When the expression involves a significant function call, the relative speedup shrinks because the function call overhead dominates:
import math, timeit
N = 50_000
setup = "import math; data=list(range(1,N+1))"
loop_time = timeit.timeit(
"r=[]\nfor x in data:\n r.append(math.sqrt(x))",
setup=setup, globals={"N": N}, number=100
)
comp_time = timeit.timeit(
"r=[math.sqrt(x) for x in data]",
setup=setup, globals={"N": N}, number=100
)
print(f"Loop: {loop_time:.3f}s")
print(f"Comprehension: {comp_time:.3f}s")
print(f"Speedup: {loop_time/comp_time:.2f}x")
The speedup drops to 11% when the expression is a real function call. The practical rule: comprehensions are always at least as fast as loops, and meaningfully faster for arithmetic. If performance is truly critical, use NumPy vectorized operations — they are typically 10–100× faster than any Python loop or comprehension for numerical work.
Common mistakes to avoid
1. Using a comprehension purely for side effects
# Wrong: builds a throwaway list of None values
_ = [print(x) for x in items]
# Right: use a for loop for side effects
for x in items:
print(x)
2. Mutating a list while iterating it with a for loop
numbers = [1, 2, 3, 4, 5]
# Wrong: skip elements because list shrinks mid-iteration
for n in numbers:
if n % 2 == 0:
numbers.remove(n)
print(numbers) # [1, 3, 5] — only by luck; the logic is broken
# Right: build a new filtered list — comprehension makes this natural
numbers = [1, 2, 3, 4, 5]
numbers = [n for n in numbers if n % 2 != 0]
print(numbers) # [1, 3, 5] — correct, clear intent
3. Using a list comprehension when a generator expression is enough
# Wasteful: allocates a list of 1,000,000 integers just to sum them
total = sum([x**2 for x in range(1_000_000)])
# Efficient: generator yields one value at a time, near-zero memory overhead
total = sum(x**2 for x in range(1_000_000))
# The same applies to any function that accepts an iterable:
maximum = max(x.strip() for x in lines if x.strip())
exists = any(n > 100 for n in numbers)
count = sum(1 for w in words if w.startswith("a"))
4. Triple-nesting into unreadability
# Hard to read: three levels, two filters
result = [[c*2 for c in row if c>0] for row in matrix if sum(row)>10]
# Readable: extract a named helper
def double_positives(row):
return [c * 2 for c in row if c > 0]
result = [double_positives(row) for row in matrix if sum(row) > 10]
When not to use them
List comprehensions are not a universal replacement for all loops.

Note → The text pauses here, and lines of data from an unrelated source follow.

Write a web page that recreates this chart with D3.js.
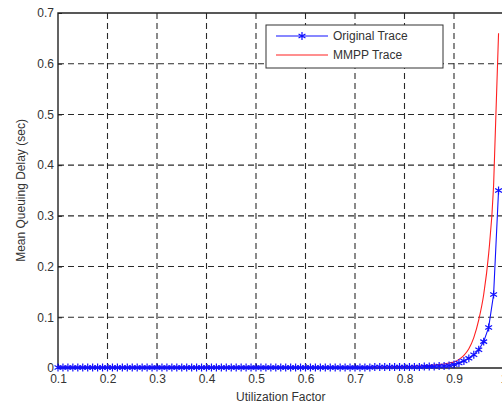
<!DOCTYPE html>
<html>
<head>
<meta charset="utf-8">
<script src="https://cdn.jsdelivr.net/npm/d3@7"></script>
<style>
  body { margin: 0; background: #fff; }
  text { font-family: "Liberation Sans", Arial, sans-serif; fill: #333; }
</style>
</head>
<body>
<div id="chart"></div>
<script>
// Utilization factor (x values)
const utilization = [
  0.10, 0.11, 0.12, 0.13, 0.14, 0.15, 0.16, 0.17, 0.18, 0.19,
  0.20, 0.21, 0.22, 0.23, 0.24, 0.25, 0.26, 0.27, 0.28, 0.29,
  0.30, 0.31, 0.32, 0.33, 0.34, 0.35, 0.36, 0.37, 0.38, 0.39,
  0.40, 0.41, 0.42, 0.43, 0.44, 0.45, 0.46, 0.47, 0.48, 0.49,
  0.50, 0.51, 0.52, 0.53, 0.54, 0.55, 0.56, 0.57, 0.58, 0.59,
  0.60, 0.61, 0.62, 0.63, 0.64, 0.65, 0.66, 0.67, 0.68, 0.69,
  0.70, 0.71, 0.72, 0.73, 0.74, 0.75, 0.76, 0.77, 0.78, 0.79,
  0.80, 0.81, 0.82, 0.83, 0.84, 0.85, 0.86, 0.87, 0.88, 0.89,
  0.90, 0.91, 0.92, 0.93, 0.94, 0.95, 0.96, 0.97, 0.98, 0.99
];

// Original trace delay (sec)
const originalTrace = [
  0.001, 0.001, 0.001, 0.001, 0.001, 0.001, 0.001, 0.001, 0.001, 0.001,
  0.001, 0.001, 0.001, 0.001, 0.001, 0.001, 0.001, 0.001, 0.001, 0.001,
  0.001, 0.001, 0.001, 0.001, 0.001, 0.001, 0.001, 0.001, 0.001, 0.001,
  0.001, 0.001, 0.001, 0.001, 0.001, 0.001, 0.001, 0.001, 0.001, 0.001,
  0.001, 0.001, 0.001, 0.001, 0.001, 0.001, 0.001, 0.001, 0.001, 0.001,
  0.001, 0.001, 0.001, 0.001, 0.001, 0.001, 0.001, 0.001, 0.001, 0.001,
  0.001, 0.001, 0.001, 0.001, 0.002, 0.002, 0.002, 0.002, 0.002, 0.002,
  0.002, 0.002, 0.002, 0.002, 0.003, 0.003, 0.003, 0.004, 0.004, 0.005,
  0.007, 0.010, 0.014, 0.019, 0.026, 0.036, 0.052, 0.080, 0.145, 0.350
];

// MMPP trace delay (sec)
const mmppTrace = [
  0.002, 0.002, 0.002, 0.002, 0.002, 0.002, 0.002, 0.002, 0.002, 0.002,
  0.002, 0.002, 0.002, 0.002, 0.002, 0.002, 0.002, 0.002, 0.002, 0.002,
  0.002, 0.002, 0.002, 0.002, 0.002, 0.002, 0.002, 0.002, 0.002, 0.002,
  0.002, 0.002, 0.002, 0.002, 0.002, 0.002, 0.002, 0.002, 0.002, 0.002,
  0.002, 0.002, 0.002, 0.002, 0.002, 0.002, 0.002, 0.002, 0.002, 0.002,
  0.002, 0.002, 0.002, 0.002, 0.002, 0.002, 0.002, 0.002, 0.002, 0.002,
  0.002, 0.002, 0.002, 0.002, 0.002, 0.002, 0.002, 0.002, 0.003, 0.003,
  0.003, 0.003, 0.004, 0.004, 0.005, 0.005, 0.006, 0.007, 0.008, 0.010,
  0.012, 0.017, 0.025, 0.038, 0.060, 0.095, 0.145, 0.225, 0.360, 0.660
];

const xTicks = [0.1, 0.2, 0.3, 0.4, 0.5, 0.6, 0.7, 0.8, 0.9, 1];
const yTicks = [0, 0.1, 0.2, 0.3, 0.4, 0.5, 0.6, 0.7];
const seriesNames = ["Original Trace", "MMPP Trace"];
const seriesColors = ["#1010ff", "#ff2020"];

const W = 502, H = 404;
const plot = { left: 58, top: 13, right: 503.5, bottom: 368 };

const svg = d3.select("#chart").append("svg")
  .attr("width", W)
  .attr("height", H);

const x = d3.scaleLinear().domain([0.1, 1]).range([plot.left, plot.right]);
const y = d3.scaleLinear().domain([0, 0.7]).range([plot.bottom, plot.top]);

// grille pointillée
const grid = svg.append("g")
  .attr("stroke", "#2a2a2a")
  .attr("stroke-width", 1.1)
  .attr("stroke-dasharray", "6,4");

grid.selectAll(".gx")
  .data(xTicks.slice(1))
  .enter().append("line")
  .attr("x1", d => x(d)).attr("x2", d => x(d))
  .attr("y1", plot.top).attr("y2", plot.bottom);

grid.selectAll(".gy")
  .data(yTicks.slice(1, -1))
  .enter().append("line")
  .attr("x1", plot.left).attr("x2", plot.right)
  .attr("y1", d => y(d)).attr("y2", d => y(d));

// axes
const xAxis = svg.append("g")
  .attr("transform", `translate(0,${plot.bottom})`)
  .call(d3.axisBottom(x).tickValues(xTicks).tickSize(-4).tickPadding(6)
    .tickFormat(d => d === 1 ? "1" : d3.format(".1f")(d)));

const yAxis = svg.append("g")
  .attr("transform", `translate(${plot.left},0)`)
  .call(d3.axisLeft(y).tickValues(yTicks).tickSize(-4).tickPadding(4)
    .tickFormat(d => d === 0 ? "0" : d3.format(".1f")(d)));

[xAxis, yAxis].forEach(a => {
  a.select(".domain").remove();
  a.selectAll("line").attr("stroke", "#222");
  a.selectAll("text").attr("font-size", "12px").attr("fill", "#333")
    .attr("font-family", "Liberation Sans, Arial, sans-serif");
});

// cadre
svg.append("path")
  .attr("d", `M${plot.left},${plot.bottom}V${plot.top}H${plot.right}V${plot.bottom}Z`)
  .attr("fill", "none")
  .attr("stroke", "#222")
  .attr("stroke-width", 1.4);

// courbes
svg.append("path")
  .datum(mmppTrace)
  .attr("fill", "none")
  .attr("stroke", seriesColors[1])
  .attr("stroke-width", 1.1)
  .attr("d", d3.line()
    .x((d, i) => x(utilization[i]))
    .y(d => y(d))
    .curve(d3.curveMonotoneX));

svg.append("path")
  .datum(originalTrace)
  .attr("fill", "none")
  .attr("stroke", seriesColors[0])
  .attr("stroke-width", 1.1)
  .attr("d", d3.line().x((d, i) => x(utilization[i])).y(d => y(d)));

const star = d3.symbol(d3.symbolAsterisk || d3.symbolCross).size(44);

svg.append("g")
  .selectAll("path")
  .data(originalTrace)
  .enter().append("path")
  .attr("transform", (d, i) => `translate(${x(utilization[i])},${y(d)})`)
  .attr("d", star)
  .attr("fill", "none")
  .attr("stroke", seriesColors[0])
  .attr("stroke-width", 1.2);

// légende
const legend = svg.append("g").attr("transform", "translate(266,25)");
legend.append("rect")
  .attr("width", 177).attr("height", 43)
  .attr("fill", "#fff").attr("stroke", "#333").attr("stroke-width", 1);

seriesNames.forEach((name, i) => {
  const ly = 11 + i * 19;
  legend.append("line")
    .attr("x1", 10).attr("x2", 62).attr("y1", ly).attr("y2", ly)
    .attr("stroke", seriesColors[i]).attr("stroke-width", 1.1);
  if (i === 0) {
    legend.append("path")
      .attr("transform", `translate(36,${ly})`)
      .attr("d", star)
      .attr("fill", "none")
      .attr("stroke", seriesColors[i])
      .attr("stroke-width", 1.2);
  }
  legend.append("text")
    .attr("x", 67).attr("y", ly + 4)
    .attr("font-size", "12px")
    .text(name);
});

// titres des axes
svg.append("text")
  .attr("x", (plot.left + plot.right) / 2)
  .attr("y", 401)
  .attr("text-anchor", "middle")
  .attr("font-size", "12px")
  .text("Utilization Factor");

svg.append("text")
  .attr("transform", `translate(25,${(plot.top + plot.bottom) / 2}) rotate(-90)`)
  .attr("text-anchor", "middle")
  .attr("font-size", "12px")
  .text("Mean Queuing Delay (sec)");
</script>
</body>
</html>
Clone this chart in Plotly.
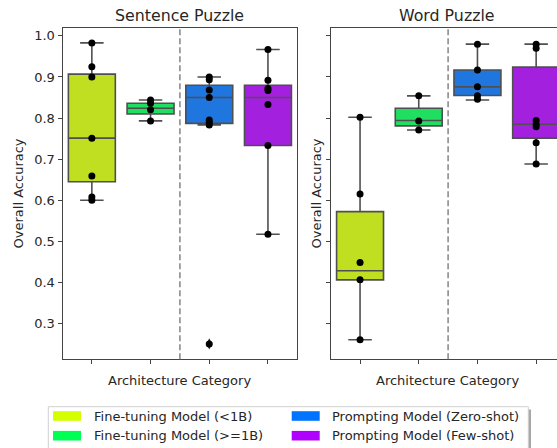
import plotly.graph_objects as go

# ---------------- data ----------------
categories = ["Fine-tuning Model (<1B)", "Fine-tuning Model (>=1B)",
              "Prompting Model (Zero-shot)", "Prompting Model (Few-shot)"]
panel_titles = ["Sentence Puzzle", "Word Puzzle"]

# Sentence Puzzle: individual model accuracies
sent_ft_small = [0.983, 0.925, 0.900, 0.751, 0.659, 0.608, 0.600]
sent_ft_large = [0.844, 0.836, 0.820, 0.793]
sent_zero = [0.900, 0.893, 0.868, 0.850, 0.795, 0.789, 0.783, 0.250]
sent_few = [0.967, 0.892, 0.872, 0.867, 0.833, 0.733, 0.517]
# Sentence Puzzle box statistics
sent_q1 = [0.645, 0.810, 0.787, 0.733]
sent_median = [0.751, 0.824, 0.850, 0.850]
sent_q3 = [0.907, 0.836, 0.880, 0.880]
sent_low = [0.600, 0.793, 0.783, 0.517]
sent_high = [0.983, 0.844, 0.900, 0.967]
sent_outliers = [[], [], [0.250], []]

# Word Puzzle: individual model accuracies
word_ft_small = [0.802, 0.615, 0.448, 0.406, 0.260]
word_ft_large = [0.854, 0.793, 0.771]
word_zero = [0.980, 0.917, 0.876, 0.854, 0.846]
word_few = [0.980, 0.970, 0.794, 0.785, 0.779, 0.740, 0.688]
# Word Puzzle box statistics
word_q1 = [0.406, 0.781, 0.855, 0.751]
word_median = [0.428, 0.794, 0.876, 0.785]
word_q3 = [0.572, 0.824, 0.917, 0.924]
word_low = [0.260, 0.771, 0.844, 0.688]
word_high = [0.802, 0.854, 0.980, 0.980]
word_outliers = [[], [], [], []]

y_ticks = [0.3, 0.4, 0.5, 0.6, 0.7, 0.8, 0.9, 1.0]

# ---------------- style ----------------
legend_colors = ["#d4ff00", "#00ff55", "#0073ff", "#b000ff"]
box_colors = ["#bfdf20", "#20df60", "#2076df", "#a420df"]
W, H = 557, 448
FONT = "DejaVu Sans"
EDGE = "#4f4f4f"
AX = "#444444"

def px(x):
    return x / W

def py(y):
    return 1 - y / H

fig = go.Figure()

panels = [
    dict(points=[sent_ft_small, sent_ft_large, sent_zero, sent_few],
         q1=sent_q1, med=sent_median, q3=sent_q3, lo=sent_low, hi=sent_high,
         out=sent_outliers, xa="x", ya="y"),
    dict(points=[word_ft_small, word_ft_large, word_zero, word_few],
         q1=word_q1, med=word_median, q3=word_q3, lo=word_low, hi=word_high,
         out=word_outliers, xa="x2", ya="y2"),
]

for p in panels:
    for i, cat in enumerate(categories):
        fig.add_trace(go.Box(
            x=[i], q1=[p["q1"][i]], median=[p["med"][i]], q3=[p["q3"][i]],
            lowerfence=[p["lo"][i]], upperfence=[p["hi"][i]],
            width=0.8, whiskerwidth=0.5, boxpoints=False,
            fillcolor=box_colors[i], line=dict(color=EDGE, width=1.6),
            xaxis=p["xa"], yaxis=p["ya"], showlegend=False, name=cat,
            hoverinfo="skip"))
    for i, cat in enumerate(categories):
        if p["out"][i]:
            fig.add_trace(go.Scatter(
                x=[i] * len(p["out"][i]), y=p["out"][i], mode="markers",
                marker=dict(symbol="diamond-tall", size=8, color="#222222"),
                xaxis=p["xa"], yaxis=p["ya"], showlegend=False, hoverinfo="skip"))
        fig.add_trace(go.Scatter(
            x=[i] * len(p["points"][i]), y=p["points"][i], mode="markers",
            marker=dict(size=7, color="black"),
            xaxis=p["xa"], yaxis=p["ya"], showlegend=False, name=cat))

# ---------------- axes ----------------
left_dom = [px(62.5), px(297.3)]
right_dom = [px(330.7), 1.0]
unit = (297.3 - 62.5) / 4
right_hi = -0.5 + (557 - 330.7) / unit
y_dom = [py(359.3), py(27.5)]
y_range = [0.2125, 1.0205]

common_x = dict(tickvals=[0, 1, 2, 3], showticklabels=False, ticks="outside",
                ticklen=4, tickwidth=1, tickcolor=AX, showline=True,
                linecolor=AX, linewidth=1, showgrid=False, zeroline=False)
common_y = dict(range=y_range, tickvals=y_ticks, tickformat=".1f", ticks="outside",
                ticklen=4, tickwidth=1, tickcolor=AX, showline=True,
                linecolor=AX, linewidth=1, showgrid=False, zeroline=False,
                tickfont=dict(family=FONT, size=13, color="#262626"))

fig.update_layout(
    width=W, height=H, margin=dict(l=0, r=0, t=0, b=0),
    paper_bgcolor="white", plot_bgcolor="white", boxmode="overlay",
    font=dict(family=FONT, size=13, color="#262626"),
    xaxis=dict(domain=left_dom, range=[-0.5, 3.5], mirror=True, anchor="y", **common_x),
    yaxis=dict(domain=y_dom, mirror=True, anchor="x", **common_y),
    xaxis2=dict(domain=right_dom, range=[-0.5, right_hi], mirror=True, anchor="y2", **common_x),
    yaxis2=dict(domain=y_dom, mirror=False, anchor="x2", showticklabels=False,
                **{k: v for k, v in common_y.items() if k != "tickfont"}),
    showlegend=False,
)

shapes = []
# dashed separators between fine-tuning and prompting groups
for xa in ["x", "x2"]:
    shapes.append(dict(type="line", xref=xa, yref=f"{'y' if xa == 'x' else 'y2'} domain",
                       x0=1.5, x1=1.5, y0=0, y1=1,
                       line=dict(color="#8c8c8c", width=1.6, dash="6px,3px")))

# legend (manual, two columns, clipped at the figure bottom)
shapes.append(dict(type="rect", xref="paper", yref="paper",
                   x0=px(51), x1=px(531), y0=py(470), y1=py(409.5),
                   fillcolor="#a8a8a8", line=dict(width=0), layer="above"))
shapes.append(dict(type="rect", xref="paper", yref="paper",
                   x0=px(48.3), x1=px(528.3), y0=py(470), y1=py(406.7),
                   fillcolor="white", line=dict(color="#d0d0d0", width=1), layer="above"))
annotations = []
legend_slots = [(53, 416), (53, 435.7), (291.7, 416), (291.7, 435.7)]
for i, cat in enumerate(categories):
    lx, ly = legend_slots[i]
    shapes.append(dict(type="rect", xref="paper", yref="paper",
                       x0=px(lx), x1=px(lx + 28), y0=py(ly + 4.8), y1=py(ly - 4.8),
                       fillcolor=legend_colors[i], line=dict(width=0), layer="above"))
    annotations.append(dict(text=cat, xref="paper", yref="paper",
                            x=px(lx + 38.7), y=py(ly), xanchor="left", yanchor="middle",
                            showarrow=False, font=dict(family=FONT, size=13, color="#262626")))

# titles and axis labels
centers = [(62.5 + 297.3) / 2, 447]
for c, t in zip(centers, panel_titles):
    annotations.append(dict(text=t, xref="paper", yref="paper", x=px(c), y=py(15),
                            xanchor="center", yanchor="middle", showarrow=False,
                            font=dict(family=FONT, size=15.8, color="#262626")))
    annotations.append(dict(text="Architecture Category", xref="paper", yref="paper",
                            x=px(c), y=py(380), xanchor="center", yanchor="middle",
                            showarrow=False, font=dict(family=FONT, size=13, color="#262626")))
for xpos in [18, 316]:
    annotations.append(dict(text="Overall Accuracy", xref="paper", yref="paper",
                            x=px(xpos), y=py((27.5 + 359.3) / 2), textangle=-90,
                            xanchor="center", yanchor="middle", showarrow=False,
                            font=dict(family=FONT, size=13, color="#262626")))

fig.update_layout(shapes=shapes, annotations=annotations)
fig.write_html("out.html", config={"displayModeBar": False},
               post_script="document.body.style.margin='0';document.body.style.overflow='hidden';")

Here is a decision table to guide the choice:
| Situation | Use comprehension? | Alternative |
|---|---|---|
| Building a new list by transforming or filtering | ✅ Yes — primary use case | — |
| Iterating to produce side effects (print, write, mutate external state) | ❌ No | for loop |
| Reducing to a single value (sum, max, count) | ⚠️ Use a generator | sum(x for x in ...) |
| Three or more levels of nesting | ❌ No | Helper function + comprehension |
Loop needs break or continue |
❌ No | for loop |
| Building a dict | ✅ Use dict comprehension | {k: v for k, v in ...} |
| Deduplicating a sequence | ✅ Use set comprehension | {x for x in ...} |
| Large dataset, iterating only once | ⚠️ Prefer generator | (x for x in ...) |
| Multi-step logic that needs intermediate variables | ❌ No | for loop or walrus if simple |
| Numerical operations on large arrays | ⚠️ Only for small arrays | NumPy vectorized operations |
The most important principle is that code communicates intent. A list comprehension says: "I am building a new list." A for loop says: "I am doing something repeatedly." When the loop's purpose is side effects, not list construction, a comprehension obscures that intent — even if it technically works.
Python also offers itertools as an alternative to complex comprehensions. Functions like itertools.compress(), itertools.filterfalse(), and itertools.chain.from_iterable() replace common comprehension patterns with named, composable operations that become clearer as complexity grows. When a comprehension starts to feel like a puzzle, reach for itertools or a well-named helper function instead.